ESG stands for environmental, social, and governance – the three factors that have been identified as a suitable framework to measure investments for risks and opportunities in the transition to a better world. 

Investments should reduce harm to the environment, uplift and protect society and have good corporate governance.

ESG factors are used to create criteria on which investments are scored.

ESG integration:
This is the incorporation of ESG considerations into the process of analysing and selecting shares or other securities in which to invest. The relevant ESG factors need to be identified and their risks assessed.

Ethical investing: 
Ethical investing involves avoiding investments goods or services that harm the environment, a community or individuals. It may also include avoiding in investments that do not meet certain personal values such as avoiding gambling or pornography.

Faith-based investing: Faith based investments are those adhere to the principles of certain religions. Shariah investments, for example, avoid tobacco, gambling and pornography as well as investments that earn interest.

Fossil fuels: Fossil fuels are natural sources of energy such as coal, oil and gas that were formed from the decomposition of carbon-based organisms. They release carbon into the atmosphere when burned to create energy. This is widely believed to be the leading cause of climate change. Fossil fuels are also used for plastic, steel and many other products.

Green bonds:
Green bonds are issued by governments, local governments, state owned entities or companies to raise capital for projects that benefit the environment such as renewable energy projects or water recycling.

Greenhouse gases: Gases, including carbon dioxide and methane, that trap heat close to the surface of the earth causing climate change


Green investments: Investments that focus on improving the environment or avoiding those that damage it.
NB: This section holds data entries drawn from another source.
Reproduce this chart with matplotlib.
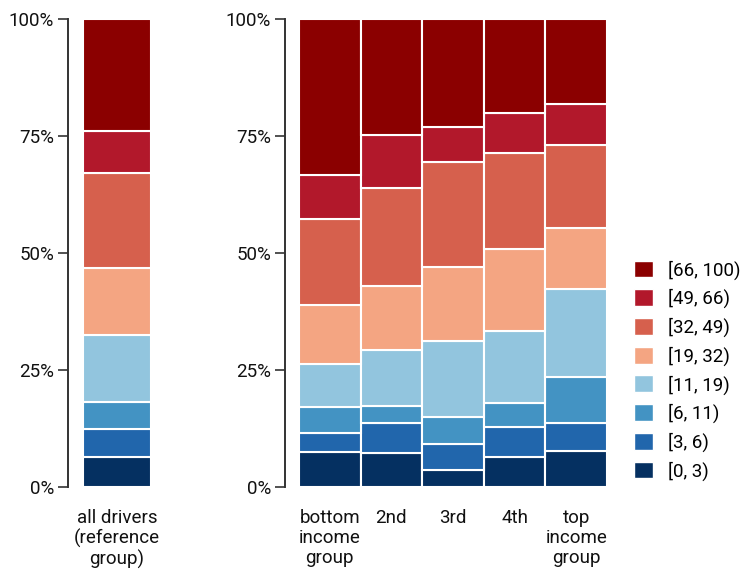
import matplotlib
matplotlib.use("Agg")
import matplotlib.pyplot as plt
from matplotlib.patches import Patch
import numpy as np

plt.rcParams['font.family'] = ['Roboto', 'DejaVu Sans']

# ================= DATA =================
bins = ["[0, 3)", "[3, 6)", "[6, 11)", "[11, 19)", "[19, 32)", "[32, 49)", "[49, 66)", "[66, 100)"]
colors = ["#053061", "#2166ac", "#4393c3", "#92c5de", "#f4a582", "#d6604d", "#b2182b", "#8b0000"]

ref_label = ["all drivers\n(reference\ngroup)"]
ref_share = [6.5, 5.8, 5.9, 14.2, 14.5, 20.1, 9.1, 23.9]

income_labels = ["bottom\nincome\ngroup", "2nd", "3rd", "4th", "top\nincome\ngroup"]
bottom_grp = [7.4, 4.2, 5.6, 9.1, 12.5, 18.5, 9.4, 33.3]
second_grp = [7.3, 6.3, 3.8, 11.8, 13.7, 21.0, 11.3, 24.8]
third_grp = [3.6, 5.6, 5.8, 16.2, 15.8, 22.5, 7.5, 23.0]
fourth_grp = [6.5, 6.4, 5.0, 15.4, 17.6, 20.5, 8.5, 20.1]
top_grp = [7.7, 5.9, 10.0, 18.7, 13.1, 17.7, 8.7, 18.2]


def stacked(ax, labels, groups, pad):
    data = np.array(groups, dtype=float)          # groups x bins
    data = data / data.sum(axis=1, keepdims=True) * 100
    x = np.arange(len(labels))
    bottom = np.zeros(len(labels))
    for i in range(len(bins)):
        ax.bar(x, data[:, i], width=1.0, bottom=bottom, color=colors[i],
               edgecolor="white", linewidth=1.5)
        bottom += data[:, i]
    ax.set_xlim(-0.5 - pad, len(labels) - 0.5 + pad)
    ax.set_ylim(0, 100)
    ax.set_xticks(x)
    ax.set_xticklabels(labels, fontsize=13.5, color="#111111", linespacing=1.12, va="top")
    ax.set_yticks([0, 25, 50, 75, 100])
    ax.set_yticklabels(["0%", "25%", "50%", "75%", "100%"], fontsize=13.5, color="#111111")
    ax.tick_params(axis="x", length=0, pad=16)
    ax.tick_params(axis="y", length=7, width=1.2, color="#333333", pad=3)
    for s in ["top", "right", "bottom"]:
        ax.spines[s].set_visible(False)
    ax.spines["left"].set_linewidth(1.4)
    ax.spines["left"].set_color("#333333")


fig = plt.figure(figsize=(7.43, 5.74), dpi=100)

ax1 = fig.add_axes([68 / 743, 87 / 574, 98 / 743, 468 / 574])
stacked(ax1, ref_label, [ref_share], 15 / 68)

ax2 = fig.add_axes([285 / 743, 87 / 574, 336 / 743, 468 / 574])
stacked(ax2, income_labels, [bottom_grp, second_grp, third_grp, fourth_grp, top_grp], 14 / 61.6)

handles = [Patch(facecolor=colors[i], edgecolor="white", label=bins[i]) for i in range(len(bins))][::-1]
fig.legend(handles=handles, loc="center left", bbox_to_anchor=(634 / 743, 1 - 370.5 / 574),
           frameon=False, fontsize=13.5, handlelength=1.0, handleheight=1.0,
           labelspacing=0.5, handletextpad=0.8, borderpad=0, borderaxespad=0)

fig.savefig("out.png", dpi=100)
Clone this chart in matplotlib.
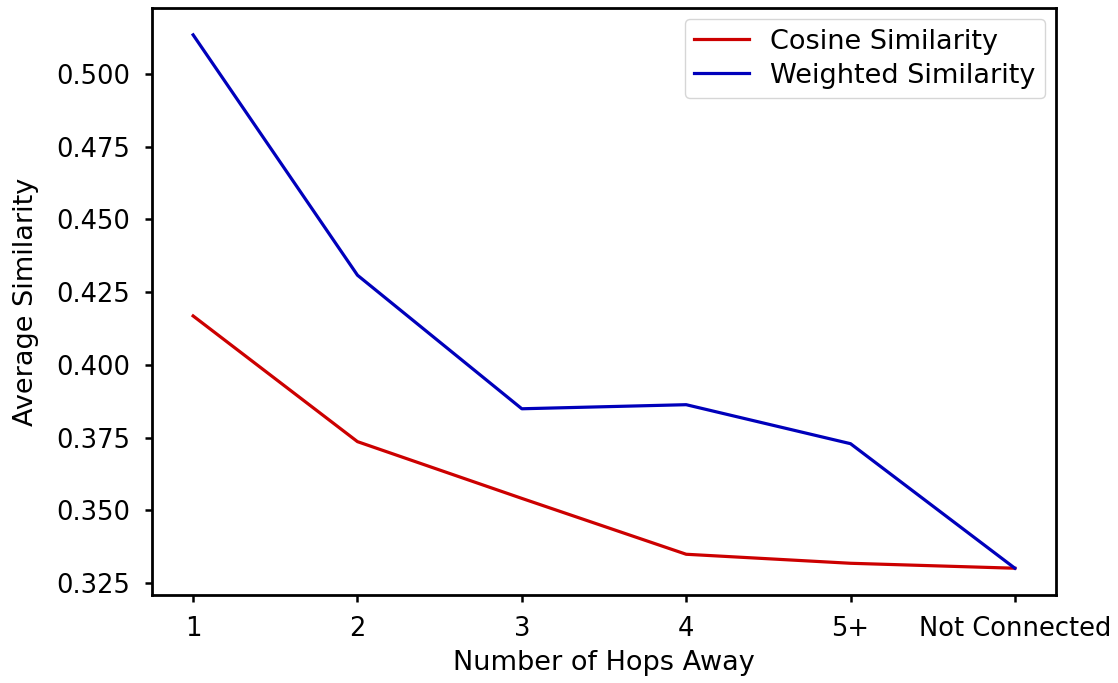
import matplotlib
matplotlib.use("Agg")
import matplotlib.pyplot as plt

hops = ["1", "2", "3", "4", "5+", "Not Connected"]
cosine = [0.4168, 0.3736, 0.3541, 0.3349, 0.3318, 0.3301]
weighted = [0.5134, 0.4308, 0.3849, 0.3863, 0.3729, 0.3301]

plt.rcParams['font.family'] = ['DejaVu Sans']
plt.rcParams['font.size'] = 18

fig, ax = plt.subplots(figsize=(11.18, 6.83), dpi=100)
fig.subplots_adjust(left=0.136, right=0.9445, top=0.988, bottom=0.129)

x = list(range(len(hops)))
ax.plot(x, cosine, color='#cc0000', linewidth=2.3, label='Cosine Similarity')
ax.plot(x, weighted, color='#0000bb', linewidth=2.3, label='Weighted Similarity')

ax.set_xticks(x)
ax.set_xticklabels(hops)
ax.set_yticks([0.325, 0.350, 0.375, 0.400, 0.425, 0.450, 0.475, 0.500])
ax.set_yticklabels(['0.325', '0.350', '0.375', '0.400', '0.425', '0.450', '0.475', '0.500'])
ax.tick_params(length=5, width=1.8, labelsize=18.5)
ax.tick_params(axis='x', pad=10)
ax.tick_params(axis='y', pad=11)
for s in ax.spines.values():
    s.set_linewidth(2)

ax.set_xlabel('Number of Hops Away', fontsize=19.5, labelpad=6)
ax.set_ylabel('Average Similarity', fontsize=19.5, labelpad=12)
ax.legend(loc='upper right', fontsize=19.5, handlelength=2.0,
          borderaxespad=0.4, borderpad=0.35, labelspacing=0.3)

fig.savefig('out.png', dpi=100)
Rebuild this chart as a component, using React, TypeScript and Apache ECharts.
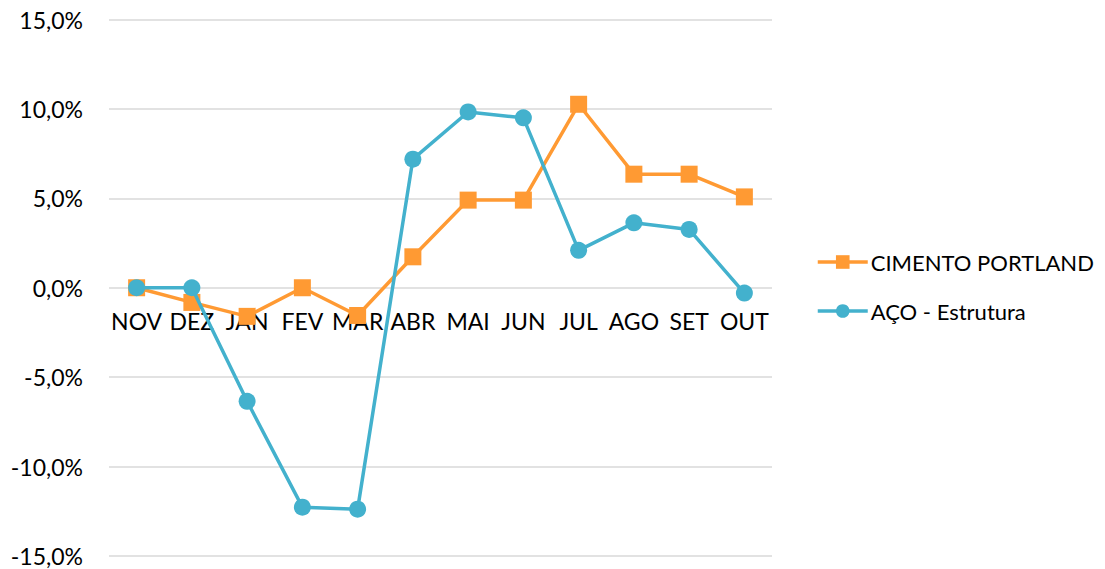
import React, { useEffect, useRef } from "react";
import * as echarts from "echarts";

const months = ["NOV", "DEZ", "JAN", "FEV", "MAR", "ABR", "MAI", "JUN", "JUL", "AGO", "SET", "OUT"];
const cimentoPortland = [0, -0.82, -1.6, 0, -1.55, 1.73, 4.9, 4.9, 10.26, 6.35, 6.35, 5.08];
const acoEstrutura = [0, 0, -6.35, -12.27, -12.38, 7.19, 9.83, 9.5, 2.09, 3.63, 3.26, -0.3];
const yTicks = { min: -15, max: 15, interval: 5 };

const FONT = "Lato, 'Open Sans', sans-serif";
const ORANGE = "#FF9A33";
const BLUE = "#43B1CD";
const FS = 23;
const GRID_TOP = 19.5;
const GRID_BOTTOM = 13;
const CHART_H = 569;

export default function App() {
  const ref = useRef<HTMLDivElement>(null);
  useEffect(() => {
    if (!ref.current) return;
    const chart = echarts.init(ref.current, undefined, { renderer: "svg" });
    const gridH = CHART_H - GRID_TOP - GRID_BOTTOM;
    // distance from bottom of grid to the zero line (for placing category labels at y = 0)
    const zeroOffset = (gridH * (0 - yTicks.min)) / (yTicks.max - yTicks.min);
    chart.setOption({
      animation: false,
      textStyle: { fontFamily: FONT },
      grid: {
        left: 109,
        right: 333,
        top: GRID_TOP,
        bottom: GRID_BOTTOM,
        containLabel: false,
        outerBoundsMode: "none",
      },
      xAxis: {
        type: "category",
        data: months,
        boundaryGap: true,
        offset: -zeroOffset,
        axisLine: { show: false, onZero: false },
        axisTick: { show: false },
        axisLabel: { color: "#000", fontSize: FS, fontFamily: FONT, margin: 22, interval: 0 },
      },
      yAxis: {
        type: "value",
        min: yTicks.min,
        max: yTicks.max,
        interval: yTicks.interval,
        axisLine: { show: false },
        axisTick: { show: false },
        splitLine: { lineStyle: { color: "#D9D9D9", width: 1.5 } },
        axisLabel: {
          color: "#000",
          fontSize: FS,
          fontFamily: FONT,
          margin: 26,
          formatter: (v: number) => v.toFixed(1).replace(".", ",") + "%",
        },
      },
      legend: {
        orient: "vertical",
        left: 811,
        top: 246,
        itemWidth: 50,
        itemHeight: 17,
        itemGap: 27,
        lineStyle: { width: 3.5 },
        textStyle: { color: "#000", fontSize: 22, fontFamily: FONT, padding: [0, 0, 0, -2] },
        data: ["CIMENTO PORTLAND", "AÇO - Estrutura"],
      },
      series: [
        {
          name: "CIMENTO PORTLAND",
          type: "line",
          data: cimentoPortland,
          symbol: "rect",
          symbolSize: 17,
          lineStyle: { color: ORANGE, width: 3.5 },
          itemStyle: { color: ORANGE },
          z: 2,
        },
        {
          name: "AÇO - Estrutura",
          type: "line",
          data: acoEstrutura,
          symbol: "circle",
          symbolSize: 17,
          lineStyle: { color: BLUE, width: 3.5 },
          itemStyle: { color: BLUE },
          z: 3,
        },
      ],
    });
    return () => chart.dispose();
  }, []);
  return (
    <div
      ref={ref}
      style={{ position: "absolute", left: 0, top: 0, width: 1105, height: 569, background: "#fff" }}
    />
  );
}
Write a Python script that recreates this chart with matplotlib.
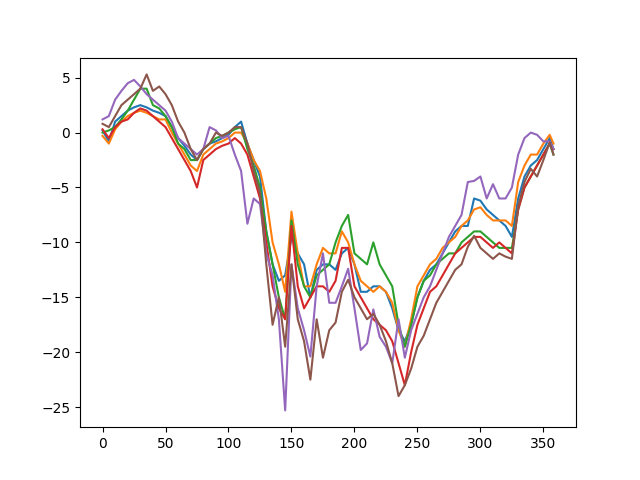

These could include a green bond or green building that recycles, reduces power and water consumption.


Global warming: The rising temperatures due to human activity around the world and its impact.


Impact investing: Investing in a specific project or projects in order to have positive and measurable impact on society or the environment and to earn a return. These projects are typically not listed. For example, an investment in education, affordable housing or renewable power generation.

Net zero: Net zero is another term for carbon neutral or reducing greenhouse gas emissions to an effective zero. The Paris Agreement set net zero as the goal for parties to the agreement to achieve by 2050 in order to reduce global warming to 1.5°C.

Paris Agreement: The binding international treaty to limit global warming to below 2°C that was adopted by 196 parties in Paris in 2015 and entered into force in 2016.

Responsible investing: Including ESG risks and opportunities in the investment process and practising active ownership to ensure returns are sustainable.

Sustainable investing: Investing with a focus on ensuring businesses are sustainable into the future because they promote environmental, social and governance (ESG) factors. A sustainable investment may seek out investments that are leaders on ESG factors.

Screening: Some fund managers filter out certain shares, bonds or other investments to ensure their funds bring about change for good or comply with faith-based rules. This is known as screening and common examples include screening out the shares of companies involved in weapons, coal, tobacco or pornography.

Task Force on Climate-Related Financial Disclosures: Known as the TCFD this task force was created by the international Financial Stability Board to develop standardised climate-related financial risk disclosures that can be used by companies, banks and investors.

Thematic investing: Some managers choose a theme for their fund or exchange traded fund. ESG thematic funds may have a sustainable investing, climate change or social impact theme.

The sustainable development goals: The 17 goals for global peace and prosperity adopted by the 193 members of the United Nations in 2015. Each goal can be classified as one of the ESG factors.

The 2°C limit: This refers to keeping the rise in global temperatures below 2°C above pre-industrial levels by the end of this century in order to stave off the worst natural disasters that global warming could bring.